THE PROBLEM: Quote the listing below in its entirety, omitting every image.

------ DATA EXTRACT

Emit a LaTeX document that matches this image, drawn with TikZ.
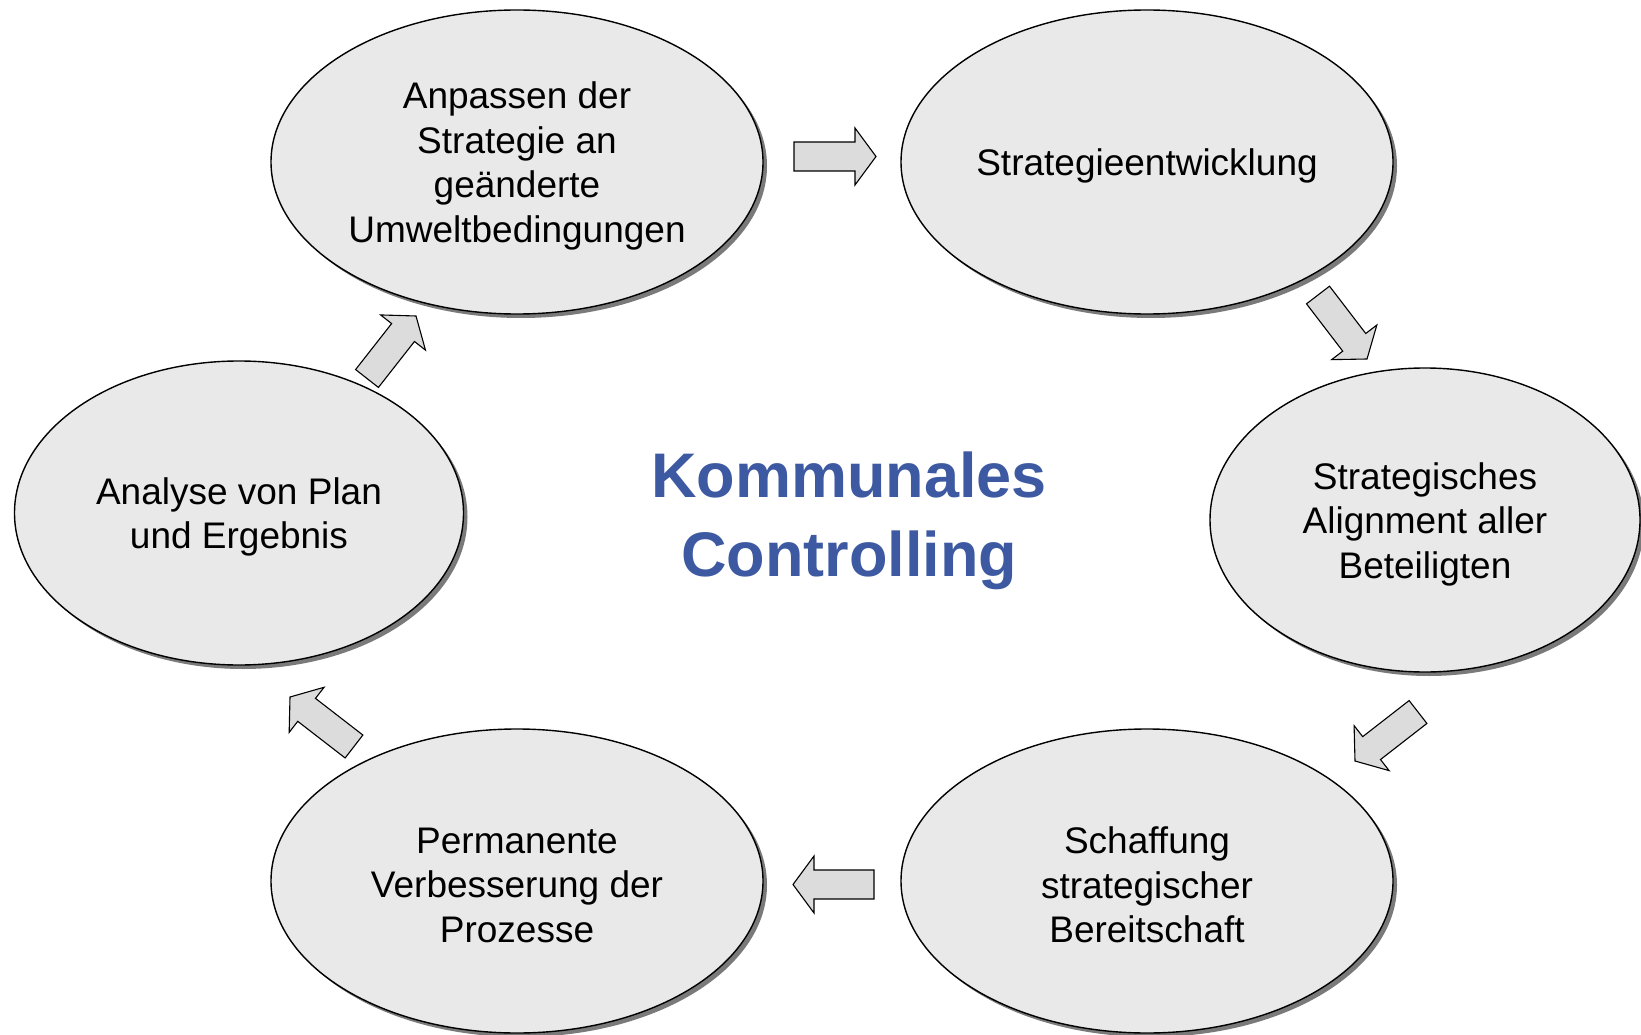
\documentclass[tikz,border=0pt]{standalone}
\usepackage{fontspec}
\setmainfont{Liberation Sans}
\usetikzlibrary{shapes.geometric,shadows,calc}
\definecolor{cyclefill}{HTML}{E9E9E9}
\definecolor{arrowfill}{HTML}{DCDCDC}
\definecolor{shadowgray}{HTML}{7A7A7A}
\definecolor{titleblue}{RGB}{60,89,162}
\tikzset{
  stage/.style={ellipse, draw=black, line width=1.4pt, fill=cyclefill,
    minimum width=492pt, minimum height=304pt, inner sep=0pt,
    drop shadow={shadow xshift=4pt, shadow yshift=-4pt, fill=shadowgray, opacity=1}},
  stagetext/.style={align=center, inner sep=0pt, font=\fontsize{37}{44.5}\selectfont},
  blockarrow/.style={draw=black, line width=1.1pt, fill=arrowfill, line join=miter},
  title/.style={text=titleblue, align=center, inner sep=0pt, font=\fontsize{63}{79}\selectfont\bfseries}
}
% block arrow from tail centre #1 to tip #2
\newcommand\cyclearrow[2]{%
  \coordinate (hb) at ($(#2)!21pt!(#1)$);
  \draw[blockarrow]
    ($(#1)!14.5pt!90:(#2)$) --
    ($(hb)!14.5pt!90:(#2)$) --
    ($(hb)!28.5pt!90:(#2)$) --
    (#2) --
    ($(hb)!28.5pt!-90:(#2)$) --
    ($(hb)!14.5pt!-90:(#2)$) --
    ($(#1)!14.5pt!-90:(#2)$) -- cycle;}
\begin{document}
\begin{tikzpicture}[x=1pt,y=-1pt]
  \useasboundingbox (0,0) rectangle (1641,1035);
  \fill[white] (0,0) rectangle (1641,1035);

  % the six stages of the cycle
  \node[stage] (adapt) at (517,162) {};
  \node[stage] (develop) at (1147,162) {};
  \node[stage, minimum width=430pt] (align) at (1425,520) {};
  \node[stage] (ready) at (1147,881) {};
  \node[stage] (improve) at (517,881) {};
  \node[stage, minimum width=449pt] (analyse) at (239,513) {};

  \node[stagetext] (adapttxt) at ([yshift=-4pt]adapt.center) {Anpassen der\\Strategie an\\geänderte\\Umweltbedingungen};
  \node[stagetext] (developtxt) at ([yshift=-4pt]develop.center) {Strategieentwicklung};
  \node[stagetext] (aligntxt) at ([yshift=-4pt]align.center) {Strategisches\\Alignment aller\\Beteiligten};
  \node[stagetext] (readytxt) at ([yshift=-4pt]ready.center) {Schaffung\\strategischer\\Bereitschaft};
  \node[stagetext] (improvetxt) at ([yshift=-4pt]improve.center) {Permanente\\Verbesserung der\\Prozesse};
  \node[stagetext] (analysetxt) at ([yshift=-4pt]analyse.center) {Analyse von Plan\\und Ergebnis};

  \node[title] (center) at (849,521) {Kommunales\\Controlling};

  % arrow tails and tips
  \coordinate (a1t) at (794,156.5);  \coordinate (a1h) at (876,156.5);
  \coordinate (a2t) at (1318,295);   \coordinate (a2h) at (1367,359);
  \coordinate (a3t) at (1418,712);   \coordinate (a3h) at (1355,761);
  \coordinate (a4t) at (874,884.5);  \coordinate (a4h) at (793,884.5);
  \coordinate (a5t) at (354,746.5);  \coordinate (a5h) at (290,697);
  \coordinate (a6t) at (367,378.5);  \coordinate (a6h) at (416,316);

  \cyclearrow{a1t}{a1h}
  \cyclearrow{a2t}{a2h}
  \cyclearrow{a3t}{a3h}
  \cyclearrow{a4t}{a4h}
  \cyclearrow{a5t}{a5h}
  \cyclearrow{a6t}{a6h}
\end{tikzpicture}
\end{document}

------------

WORKED SOLUTION:
Emit a LaTeX document that matches this image, drawn with TikZ.
\documentclass[tikz,border=0pt]{standalone}
\usepackage{fontspec}
\setmainfont{Liberation Sans}
\usetikzlibrary{shapes.geometric,shadows,calc}
\definecolor{cyclefill}{HTML}{E9E9E9}
\definecolor{arrowfill}{HTML}{DCDCDC}
\definecolor{shadowgray}{HTML}{7A7A7A}
\definecolor{titleblue}{RGB}{60,89,162}
\tikzset{
  stage/.style={ellipse, draw=black, line width=1.4pt, fill=cyclefill,
    minimum width=492pt, minimum height=304pt, inner sep=0pt,
    drop shadow={shadow xshift=4pt, shadow yshift=-4pt, fill=shadowgray, opacity=1}},
  stagetext/.style={align=center, inner sep=0pt, font=\fontsize{37}{44.5}\selectfont},
  blockarrow/.style={draw=black, line width=1.1pt, fill=arrowfill, line join=miter},
  title/.style={text=titleblue, align=center, inner sep=0pt, font=\fontsize{63}{79}\selectfont\bfseries}
}
% block arrow from tail centre #1 to tip #2
\newcommand\cyclearrow[2]{%
  \coordinate (hb) at ($(#2)!21pt!(#1)$);
  \draw[blockarrow]
    ($(#1)!14.5pt!90:(#2)$) --
    ($(hb)!14.5pt!90:(#2)$) --
    ($(hb)!28.5pt!90:(#2)$) --
    (#2) --
    ($(hb)!28.5pt!-90:(#2)$) --
    ($(hb)!14.5pt!-90:(#2)$) --
    ($(#1)!14.5pt!-90:(#2)$) -- cycle;}
\begin{document}
\begin{tikzpicture}[x=1pt,y=-1pt]
  \useasboundingbox (0,0) rectangle (1641,1035);
  \fill[white] (0,0) rectangle (1641,1035);

  % the six stages of the cycle
  \node[stage] (adapt) at (517,162) {};
  \node[stage] (develop) at (1147,162) {};
  \node[stage, minimum width=430pt] (align) at (1425,520) {};
  \node[stage] (ready) at (1147,881) {};
  \node[stage] (improve) at (517,881) {};
  \node[stage, minimum width=449pt] (analyse) at (239,513) {};

  \node[stagetext] (adapttxt) at ([yshift=-4pt]adapt.center) {Anpassen der\\Strategie an\\geänderte\\Umweltbedingungen};
  \node[stagetext] (developtxt) at ([yshift=-4pt]develop.center) {Strategieentwicklung};
  \node[stagetext] (aligntxt) at ([yshift=-4pt]align.center) {Strategisches\\Alignment aller\\Beteiligten};
  \node[stagetext] (readytxt) at ([yshift=-4pt]ready.center) {Schaffung\\strategischer\\Bereitschaft};
  \node[stagetext] (improvetxt) at ([yshift=-4pt]improve.center) {Permanente\\Verbesserung der\\Prozesse};
  \node[stagetext] (analysetxt) at ([yshift=-4pt]analyse.center) {Analyse von Plan\\und Ergebnis};

  \node[title] (center) at (849,521) {Kommunales\\Controlling};

  % arrow tails and tips
  \coordinate (a1t) at (794,156.5);  \coordinate (a1h) at (876,156.5);
  \coordinate (a2t) at (1318,295);   \coordinate (a2h) at (1367,359);
  \coordinate (a3t) at (1418,712);   \coordinate (a3h) at (1355,761);
  \coordinate (a4t) at (874,884.5);  \coordinate (a4h) at (793,884.5);
  \coordinate (a5t) at (354,746.5);  \coordinate (a5h) at (290,697);
  \coordinate (a6t) at (367,378.5);  \coordinate (a6h) at (416,316);

  \cyclearrow{a1t}{a1h}
  \cyclearrow{a2t}{a2h}
  \cyclearrow{a3t}{a3h}
  \cyclearrow{a4t}{a4h}
  \cyclearrow{a5t}{a5h}
  \cyclearrow{a6t}{a6h}
\end{tikzpicture}
\end{document}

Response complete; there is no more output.